5. Python Inheritance Mechanism#

Description#

What is the output of the following code?

class Init(object):
    def __init__(self, value):
        self.val = value


class Add2(Init):
    def __init__(self, val):
        super(Add2, self).__init__(val)
        self.val += 2


class Mul5(Init):
    def __init__(self, val):
        super(Mul5, self).__init__(val)
        self.val *= 5


class Pro(Mul5, Add2):
    pass


class Incr(Pro):
    csup = super(Pro)

    def __init__(self, val):
        self.csup.__init__(val)
        self.val += 1


p = Incr(5)
print(p.val)

Answer#

The output is 36. For more details, refer to New-style Classes, multiple-inheritance.

6. Python Special Methods#

Description#

I wrote a class that implements the singleton pattern by overloading the __new__ method.

class Singleton(object):
    _instance = None

    def __new__(cls, *args, **kwargs):
        if cls._instance:
            return cls._instance
        cls._instance = cv = object.__new__(cls, *args, **kwargs)
        return cv


sin1 = Singleton()
sin2 = Singleton()
print(sin1 is sin2)
# output: True

Now I have a bunch of classes that need to be implemented as singletons, so I plan to write a metaclass to reuse the code:

class SingleMeta(type):
    def __init__(cls, name, bases, dict):
        cls._instance = None
        __new__o = cls.__new__

        def __new__(cls, *args, **kwargs):
            if cls._instance:
                return cls._instance
            cls._instance = cv = __new__o(cls, *args, **kwargs)
            return cv

        cls.__new__ = __new__


class A(object):
    __metaclass__ = SingleMeta


a1 = A()  # what’s the fuck

Oh no, why does this throw an error? I previously used this method to patch __getattribute__, and the following code can capture all attribute calls and print parameters.

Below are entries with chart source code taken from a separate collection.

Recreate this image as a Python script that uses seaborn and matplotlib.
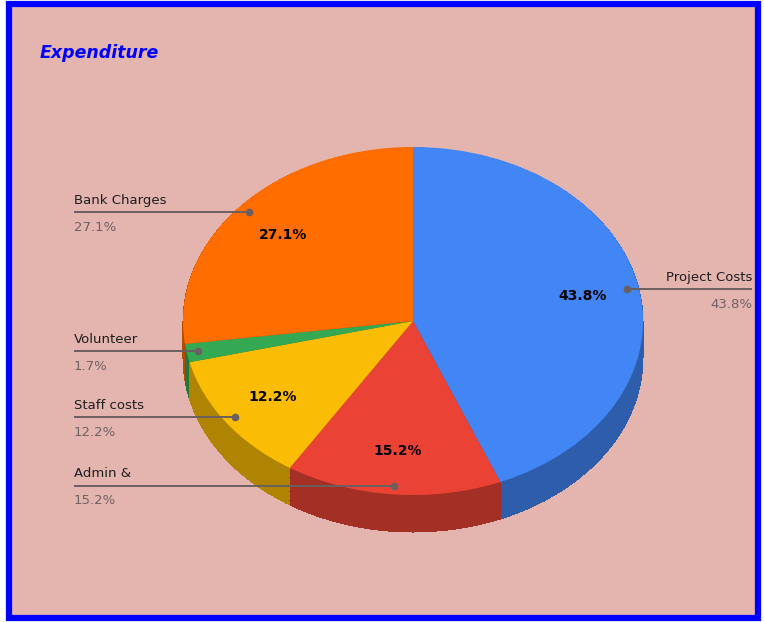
import numpy as np
import matplotlib
matplotlib.use('Agg')
import matplotlib.pyplot as plt
import matplotlib.patches as mpatches
import seaborn as sns

sns.set_style("white")
plt.rcParams['font.family'] = ['DejaVu Sans']

# ====================== DATA ======================
labels = ['Project Costs', 'Admin &', 'Staff costs', 'Volunteer', 'Bank Charges']
values = [43.8, 15.2, 12.2, 1.7, 27.1]
colors = ['#4285F4', '#EA4335', '#FBBC04', '#34A853', '#FF6D01']
title = 'Expenditure'

# ====================== LAYOUT (pixels) ======================
W, H = 764, 622
CX, CY = 413, 321        # pie centre
RX, RY = 230, 174        # ellipse radii
DEPTH = 37 / RY          # 3d side depth in data units

def px(x):
    return (x - CX) / RX

def py(y):
    return (CY - y) / RY

fig = plt.figure(figsize=(W / 100, H / 100), dpi=100)
fig.patch.set_facecolor('white')
bg = mpatches.Rectangle((9 / W, 4 / H), 749 / W, 614 / H, transform=fig.transFigure,
                        facecolor='#E4B4AF', edgecolor='#0000FF', linewidth=4.5, zorder=-10)
fig.patches.append(bg)

ax = fig.add_axes([0, 0, 1, 1])
ax.set_zorder(1)
ax.patch.set_alpha(0)

dark = [tuple(c * 0.7 for c in matplotlib.colors.to_rgb(col)) for col in colors]

# side walls: stack darker pies downwards
for d in np.linspace(DEPTH, 0.005, 45):
    ax.pie(values, colors=dark, startangle=90, counterclock=False, center=(0, -d),
           radius=1, wedgeprops=dict(linewidth=0, antialiased=False))

def inner_pct(p):
    return f'{p:.1f}%' if p > 5 else ''

wedges, _, autotexts = ax.pie(values, colors=colors, startangle=90, counterclock=False,
                              radius=1, autopct=inner_pct, pctdistance=0.75,
                              wedgeprops=dict(linewidth=0),
                              textprops=dict(fontsize=10, fontweight='bold', color='black'))

ax.set_aspect('auto')
ax.set_xlim(px(0), px(W))
ax.set_ylim(py(H), py(0))
ax.axis('off')

# ====================== CALLOUT LABELS ======================
total = sum(values)
cum = np.cumsum([0] + values[:-1])
line_col = '#6B5F5F'
for lab, v, c0 in zip(labels, values, cum):
    mid = np.deg2rad((c0 + v / 2) / total * 360)
    ax_x, ax_y = 0.95 * np.sin(mid), 0.95 * np.cos(mid)
    pct = f'{v / total * 100:.1f}%'
    if ax_x > 0:
        x_end = px(752)
        ha = 'right'
    else:
        x_end = px(74)
        ha = 'left'
    ax.plot([ax_x, x_end], [ax_y, ax_y], color=line_col, lw=1.4, solid_capstyle='butt', zorder=5)
    ax.plot(ax_x, ax_y, 'o', color=line_col, ms=4.5, zorder=6)
    ax.text(x_end, ax_y + 12 / RY, lab, ha=ha, va='center', fontsize=9.5, color='#1E1E1E', zorder=6)
    ax.text(x_end, ax_y - 15 / RY, pct, ha=ha, va='center', fontsize=9.5, color='#6E6262', zorder=6)

fig.text(40 / W, 1 - 53 / H, title, ha='left', va='center', fontsize=12.5,
         fontweight='bold', fontstyle='italic', color='#0000FF')

plt.savefig('out.png', dpi=100)
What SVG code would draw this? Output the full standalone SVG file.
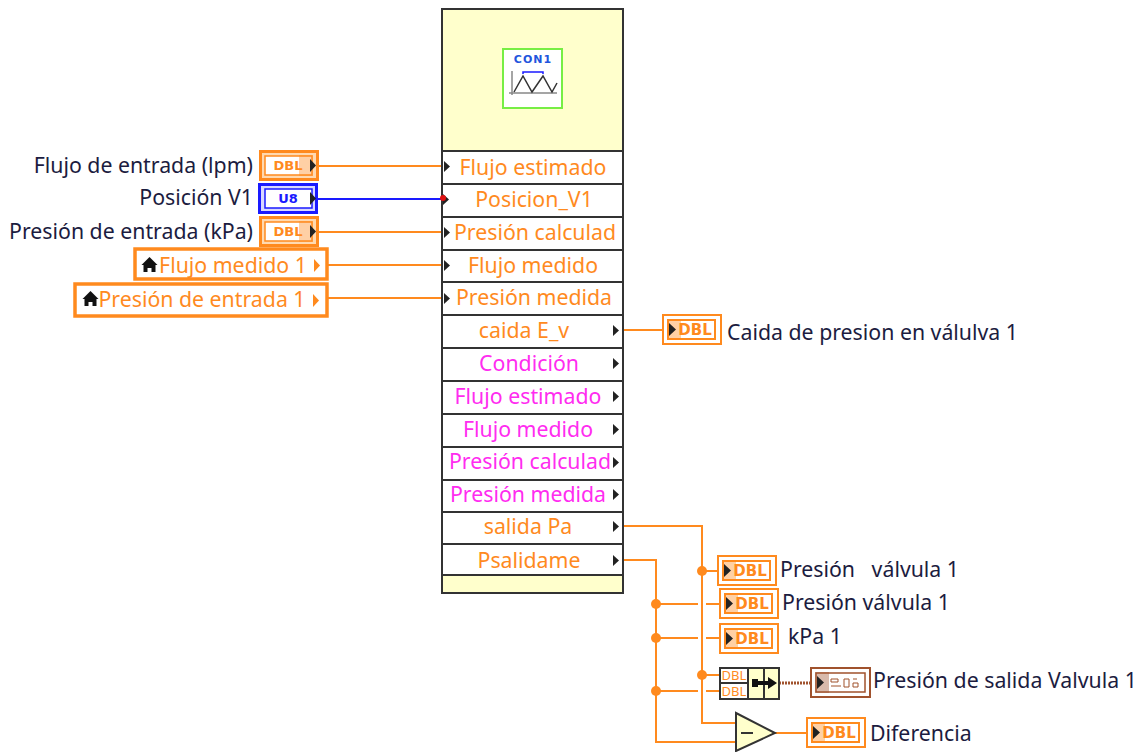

class TraceAttribute(type):
    def __init__(cls, name, bases, dict):
        __getattribute__o = cls.__getattribute__

        def __getattribute__(self, *args, **kwargs):
            print('__getattribute__:', args, kwargs)
            return __getattribute__o(self, *args, **kwargs)

        cls.__getattribute__ = __getattribute__


class A(object):  # In Python 3, it is class A(object, metaclass=TraceAttribute):
    __metaclass__ = TraceAttribute
    a = 1
    b = 2


a = A()
a.a
# output: __getattribute__:('a',){}
a.b

Please explain why patching __getattribute__ works while patching __new__ fails. If I insist on using a metaclass to patch __new__ to implement the singleton pattern, how should I modify it?

Answer#

This is actually the most frustrating point. The __new__ method in the class is a staticmethod, so when replacing it, it must be replaced as a staticmethod. The answer is as follows:

class SingleMeta(type):
    def __init__(cls, name, bases, dict):
        cls._instance = None
        __new__o = cls.__new__

        @staticmethod
        def __new__(cls, *args, **kwargs):
            if cls._instance:
                return cls._instance
            cls._instance = cv = __new__o(cls, *args, **kwargs)
            return cv

        cls.__new__ = __new__


class A(object):
    __metaclass__ = SingleMeta


print(A() is A())  # output: True

Conclusion#

Thanks to Master for a set of questions that opened the door to a new world for me. Well, I can't tag anyone on the blog, so I can only convey my feelings. To be honest, Python's dynamic features allow it to implement many "black magic" functionalities comfortably, but this also makes our mastery of language features and pitfalls more rigorous. I hope all Pythoners read the official documentation in their spare time and reach the realm of being as impressive as the wind, always accompanying me.